» STORED DATA:
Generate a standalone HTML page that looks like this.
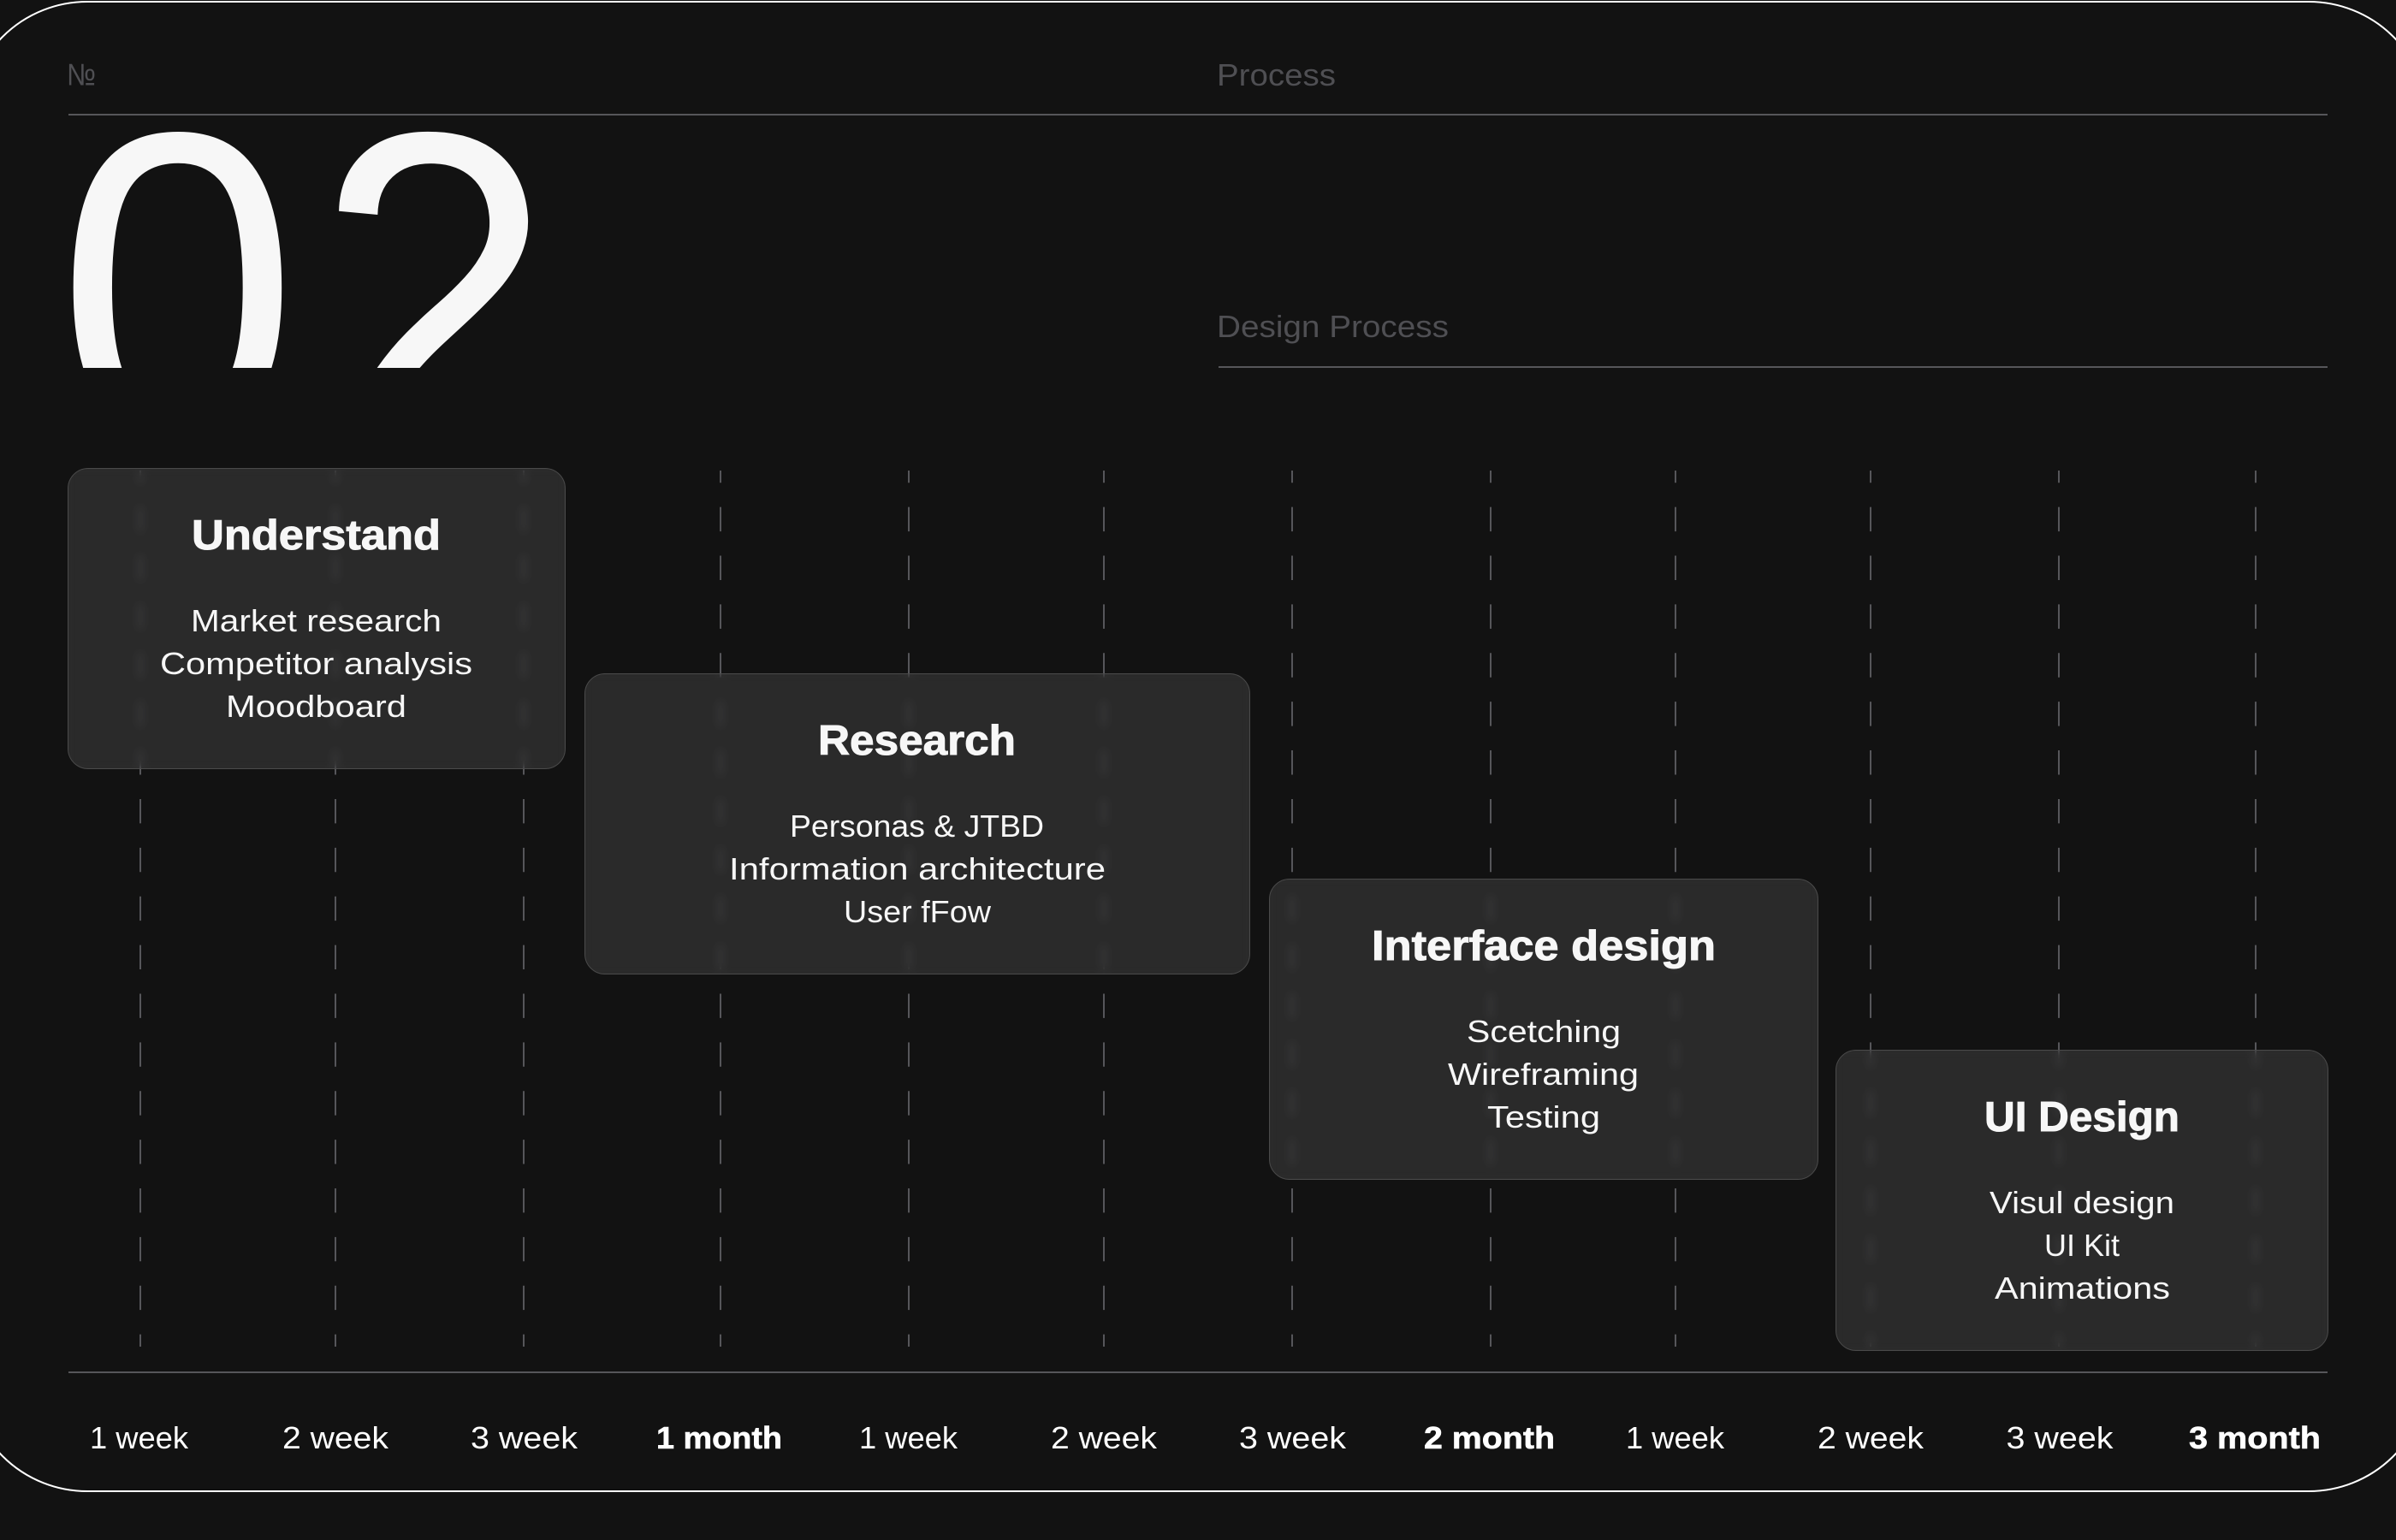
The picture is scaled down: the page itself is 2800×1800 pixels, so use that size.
<!DOCTYPE html>
<html lang="en">
<head>
<meta charset="utf-8">
<title>Design Process</title>
<style>
html,body{margin:0;padding:0;background:#121212;width:2800px;height:1800px;overflow:hidden}
svg{position:absolute;left:0;top:0}
.card{position:absolute;box-sizing:border-box;height:352px;border:1px solid #4a4a4a;border-radius:24px;background:rgba(255,255,255,.121);-webkit-backdrop-filter:blur(5px) brightness(.7);backdrop-filter:blur(5px) brightness(.7)}
text{font-family:"Liberation Sans",sans-serif}
.b{font-size:36px;fill:#f7f7f7}
.t{font-size:49px;font-weight:700;fill:#f7f7f7;stroke:#f7f7f7;stroke-width:1px}
.m{font-size:36px;font-weight:700;fill:#fff;stroke:#fff;stroke-width:.6px}
.g{font-size:36px;fill:#4f4f53}
</style>
</head>
<body>
<svg width="2800" height="1800" viewBox="0 0 2800 1800">
<defs><clipPath id="c"><rect x="0" y="100" width="800" height="330"/></clipPath></defs>
<rect width="2800" height="1800" fill="#121212"/>
<rect x="-38" y="2" width="2876" height="1741" rx="140" ry="140" fill="none" stroke="#fff" stroke-width="2"/>
<g fill="#56565a">
<rect x="80" y="133" width="2640" height="2"/>
<rect x="1424" y="428" width="1296" height="2"/>
<rect x="80" y="1603" width="2640" height="2"/>
</g>
<g stroke="#56565a" stroke-width="2" stroke-dasharray="28.44 28.44" stroke-dashoffset="14.22" fill="none">
<line x1="164" y1="550" x2="164" y2="1574"/>
<line x1="392" y1="550" x2="392" y2="1574"/>
<line x1="612" y1="550" x2="612" y2="1574"/>
<line x1="842" y1="550" x2="842" y2="1574"/>
<line x1="1062" y1="550" x2="1062" y2="1574"/>
<line x1="1290" y1="550" x2="1290" y2="1574"/>
<line x1="1510" y1="550" x2="1510" y2="1574"/>
<line x1="1742" y1="550" x2="1742" y2="1574"/>
<line x1="1958" y1="550" x2="1958" y2="1574"/>
<line x1="2186" y1="550" x2="2186" y2="1574"/>
<line x1="2406" y1="550" x2="2406" y2="1574"/>
<line x1="2636" y1="550" x2="2636" y2="1574"/>
</g>
</svg>
<div class="card" style="left:79px;top:547px;width:582px"></div>
<div class="card" style="left:683px;top:787px;width:778px"></div>
<div class="card" style="left:1483px;top:1027px;width:642px"></div>
<div class="card" style="left:2145px;top:1227px;width:576px"></div>
<svg width="2800" height="1800" viewBox="0 0 2800 1800">
<g clip-path="url(#c)" fill="#f7f7f7" style="font-size:515px">
<text transform="translate(65.8,513.6) scale(.989,1)">0</text>
<text transform="matrix(.97,0,.09,1,393,513.5)">2</text>
</g>
<text class="g" x="78" y="99.5" textLength="34" lengthAdjust="spacingAndGlyphs">№</text>
<text class="g" x="1422" y="100" textLength="139" lengthAdjust="spacingAndGlyphs">Process</text>
<text class="g" x="1422" y="394" textLength="271" lengthAdjust="spacingAndGlyphs">Design Process</text>

<text class="t" x="224" y="642" textLength="291" lengthAdjust="spacingAndGlyphs">Understand</text>
<text class="b" x="223" y="738" textLength="293" lengthAdjust="spacingAndGlyphs">Market research</text>
<text class="b" x="187" y="788" textLength="365" lengthAdjust="spacingAndGlyphs">Competitor analysis</text>
<text class="b" x="264" y="838" textLength="211" lengthAdjust="spacingAndGlyphs">Moodboard</text>

<text class="t" x="956" y="882" textLength="231" lengthAdjust="spacingAndGlyphs">Research</text>
<text class="b" x="923" y="978" textLength="297" lengthAdjust="spacingAndGlyphs">Personas &amp; JTBD</text>
<text class="b" x="852" y="1028" textLength="440" lengthAdjust="spacingAndGlyphs">Information architecture</text>
<text class="b" x="986" y="1078" textLength="172" lengthAdjust="spacingAndGlyphs">User fFow</text>

<text class="t" x="1603" y="1122" textLength="402" lengthAdjust="spacingAndGlyphs">Interface design</text>
<text class="b" x="1714" y="1218" textLength="180" lengthAdjust="spacingAndGlyphs">Scetching</text>
<text class="b" x="1692" y="1268" textLength="223" lengthAdjust="spacingAndGlyphs">Wireframing</text>
<text class="b" x="1738" y="1318" textLength="132" lengthAdjust="spacingAndGlyphs">Testing</text>

<text class="t" x="2319" y="1322" textLength="228" lengthAdjust="spacingAndGlyphs">UI Design</text>
<text class="b" x="2325" y="1418" textLength="216" lengthAdjust="spacingAndGlyphs">Visul design</text>
<text class="b" x="2389" y="1468" textLength="88" lengthAdjust="spacingAndGlyphs">UI Kit</text>
<text class="b" x="2331" y="1518" textLength="205" lengthAdjust="spacingAndGlyphs">Animations</text>

<text class="b" x="105" y="1693" textLength="115" lengthAdjust="spacingAndGlyphs" style="fill:#fff">1 week</text>
<text class="b" x="330" y="1693" textLength="124" lengthAdjust="spacingAndGlyphs" style="fill:#fff">2 week</text>
<text class="b" x="550" y="1693" textLength="125" lengthAdjust="spacingAndGlyphs" style="fill:#fff">3 week</text>
<text class="m" x="767" y="1693" textLength="147" lengthAdjust="spacingAndGlyphs">1 month</text>
<text class="b" x="1004" y="1693" textLength="115" lengthAdjust="spacingAndGlyphs" style="fill:#fff">1 week</text>
<text class="b" x="1228" y="1693" textLength="124" lengthAdjust="spacingAndGlyphs" style="fill:#fff">2 week</text>
<text class="b" x="1448" y="1693" textLength="125" lengthAdjust="spacingAndGlyphs" style="fill:#fff">3 week</text>
<text class="m" x="1664" y="1693" textLength="153" lengthAdjust="spacingAndGlyphs">2 month</text>
<text class="b" x="1900" y="1693" textLength="115" lengthAdjust="spacingAndGlyphs" style="fill:#fff">1 week</text>
<text class="b" x="2124" y="1693" textLength="124" lengthAdjust="spacingAndGlyphs" style="fill:#fff">2 week</text>
<text class="b" x="2344.5" y="1693" textLength="125" lengthAdjust="spacingAndGlyphs" style="fill:#fff">3 week</text>
<text class="m" x="2558" y="1693" textLength="154" lengthAdjust="spacingAndGlyphs">3 month</text>
</svg>
</body>
</html>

» WRITTEN TASK:
Leave the pictures out and copy the rest of the data exactly.

» CORRECT OUTPUT:
Generate a standalone HTML page that looks like this.
The picture is scaled down: the page itself is 2800×1800 pixels, so use that size.
<!DOCTYPE html>
<html lang="en">
<head>
<meta charset="utf-8">
<title>Design Process</title>
<style>
html,body{margin:0;padding:0;background:#121212;width:2800px;height:1800px;overflow:hidden}
svg{position:absolute;left:0;top:0}
.card{position:absolute;box-sizing:border-box;height:352px;border:1px solid #4a4a4a;border-radius:24px;background:rgba(255,255,255,.121);-webkit-backdrop-filter:blur(5px) brightness(.7);backdrop-filter:blur(5px) brightness(.7)}
text{font-family:"Liberation Sans",sans-serif}
.b{font-size:36px;fill:#f7f7f7}
.t{font-size:49px;font-weight:700;fill:#f7f7f7;stroke:#f7f7f7;stroke-width:1px}
.m{font-size:36px;font-weight:700;fill:#fff;stroke:#fff;stroke-width:.6px}
.g{font-size:36px;fill:#4f4f53}
</style>
</head>
<body>
<svg width="2800" height="1800" viewBox="0 0 2800 1800">
<defs><clipPath id="c"><rect x="0" y="100" width="800" height="330"/></clipPath></defs>
<rect width="2800" height="1800" fill="#121212"/>
<rect x="-38" y="2" width="2876" height="1741" rx="140" ry="140" fill="none" stroke="#fff" stroke-width="2"/>
<g fill="#56565a">
<rect x="80" y="133" width="2640" height="2"/>
<rect x="1424" y="428" width="1296" height="2"/>
<rect x="80" y="1603" width="2640" height="2"/>
</g>
<g stroke="#56565a" stroke-width="2" stroke-dasharray="28.44 28.44" stroke-dashoffset="14.22" fill="none">
<line x1="164" y1="550" x2="164" y2="1574"/>
<line x1="392" y1="550" x2="392" y2="1574"/>
<line x1="612" y1="550" x2="612" y2="1574"/>
<line x1="842" y1="550" x2="842" y2="1574"/>
<line x1="1062" y1="550" x2="1062" y2="1574"/>
<line x1="1290" y1="550" x2="1290" y2="1574"/>
<line x1="1510" y1="550" x2="1510" y2="1574"/>
<line x1="1742" y1="550" x2="1742" y2="1574"/>
<line x1="1958" y1="550" x2="1958" y2="1574"/>
<line x1="2186" y1="550" x2="2186" y2="1574"/>
<line x1="2406" y1="550" x2="2406" y2="1574"/>
<line x1="2636" y1="550" x2="2636" y2="1574"/>
</g>
</svg>
<div class="card" style="left:79px;top:547px;width:582px"></div>
<div class="card" style="left:683px;top:787px;width:778px"></div>
<div class="card" style="left:1483px;top:1027px;width:642px"></div>
<div class="card" style="left:2145px;top:1227px;width:576px"></div>
<svg width="2800" height="1800" viewBox="0 0 2800 1800">
<g clip-path="url(#c)" fill="#f7f7f7" style="font-size:515px">
<text transform="translate(65.8,513.6) scale(.989,1)">0</text>
<text transform="matrix(.97,0,.09,1,393,513.5)">2</text>
</g>
<text class="g" x="78" y="99.5" textLength="34" lengthAdjust="spacingAndGlyphs">№</text>
<text class="g" x="1422" y="100" textLength="139" lengthAdjust="spacingAndGlyphs">Process</text>
<text class="g" x="1422" y="394" textLength="271" lengthAdjust="spacingAndGlyphs">Design Process</text>

<text class="t" x="224" y="642" textLength="291" lengthAdjust="spacingAndGlyphs">Understand</text>
<text class="b" x="223" y="738" textLength="293" lengthAdjust="spacingAndGlyphs">Market research</text>
<text class="b" x="187" y="788" textLength="365" lengthAdjust="spacingAndGlyphs">Competitor analysis</text>
<text class="b" x="264" y="838" textLength="211" lengthAdjust="spacingAndGlyphs">Moodboard</text>

<text class="t" x="956" y="882" textLength="231" lengthAdjust="spacingAndGlyphs">Research</text>
<text class="b" x="923" y="978" textLength="297" lengthAdjust="spacingAndGlyphs">Personas &amp; JTBD</text>
<text class="b" x="852" y="1028" textLength="440" lengthAdjust="spacingAndGlyphs">Information architecture</text>
<text class="b" x="986" y="1078" textLength="172" lengthAdjust="spacingAndGlyphs">User fFow</text>

<text class="t" x="1603" y="1122" textLength="402" lengthAdjust="spacingAndGlyphs">Interface design</text>
<text class="b" x="1714" y="1218" textLength="180" lengthAdjust="spacingAndGlyphs">Scetching</text>
<text class="b" x="1692" y="1268" textLength="223" lengthAdjust="spacingAndGlyphs">Wireframing</text>
<text class="b" x="1738" y="1318" textLength="132" lengthAdjust="spacingAndGlyphs">Testing</text>

<text class="t" x="2319" y="1322" textLength="228" lengthAdjust="spacingAndGlyphs">UI Design</text>
<text class="b" x="2325" y="1418" textLength="216" lengthAdjust="spacingAndGlyphs">Visul design</text>
<text class="b" x="2389" y="1468" textLength="88" lengthAdjust="spacingAndGlyphs">UI Kit</text>
<text class="b" x="2331" y="1518" textLength="205" lengthAdjust="spacingAndGlyphs">Animations</text>

<text class="b" x="105" y="1693" textLength="115" lengthAdjust="spacingAndGlyphs" style="fill:#fff">1 week</text>
<text class="b" x="330" y="1693" textLength="124" lengthAdjust="spacingAndGlyphs" style="fill:#fff">2 week</text>
<text class="b" x="550" y="1693" textLength="125" lengthAdjust="spacingAndGlyphs" style="fill:#fff">3 week</text>
<text class="m" x="767" y="1693" textLength="147" lengthAdjust="spacingAndGlyphs">1 month</text>
<text class="b" x="1004" y="1693" textLength="115" lengthAdjust="spacingAndGlyphs" style="fill:#fff">1 week</text>
<text class="b" x="1228" y="1693" textLength="124" lengthAdjust="spacingAndGlyphs" style="fill:#fff">2 week</text>
<text class="b" x="1448" y="1693" textLength="125" lengthAdjust="spacingAndGlyphs" style="fill:#fff">3 week</text>
<text class="m" x="1664" y="1693" textLength="153" lengthAdjust="spacingAndGlyphs">2 month</text>
<text class="b" x="1900" y="1693" textLength="115" lengthAdjust="spacingAndGlyphs" style="fill:#fff">1 week</text>
<text class="b" x="2124" y="1693" textLength="124" lengthAdjust="spacingAndGlyphs" style="fill:#fff">2 week</text>
<text class="b" x="2344.5" y="1693" textLength="125" lengthAdjust="spacingAndGlyphs" style="fill:#fff">3 week</text>
<text class="m" x="2558" y="1693" textLength="154" lengthAdjust="spacingAndGlyphs">3 month</text>
</svg>
</body>
</html>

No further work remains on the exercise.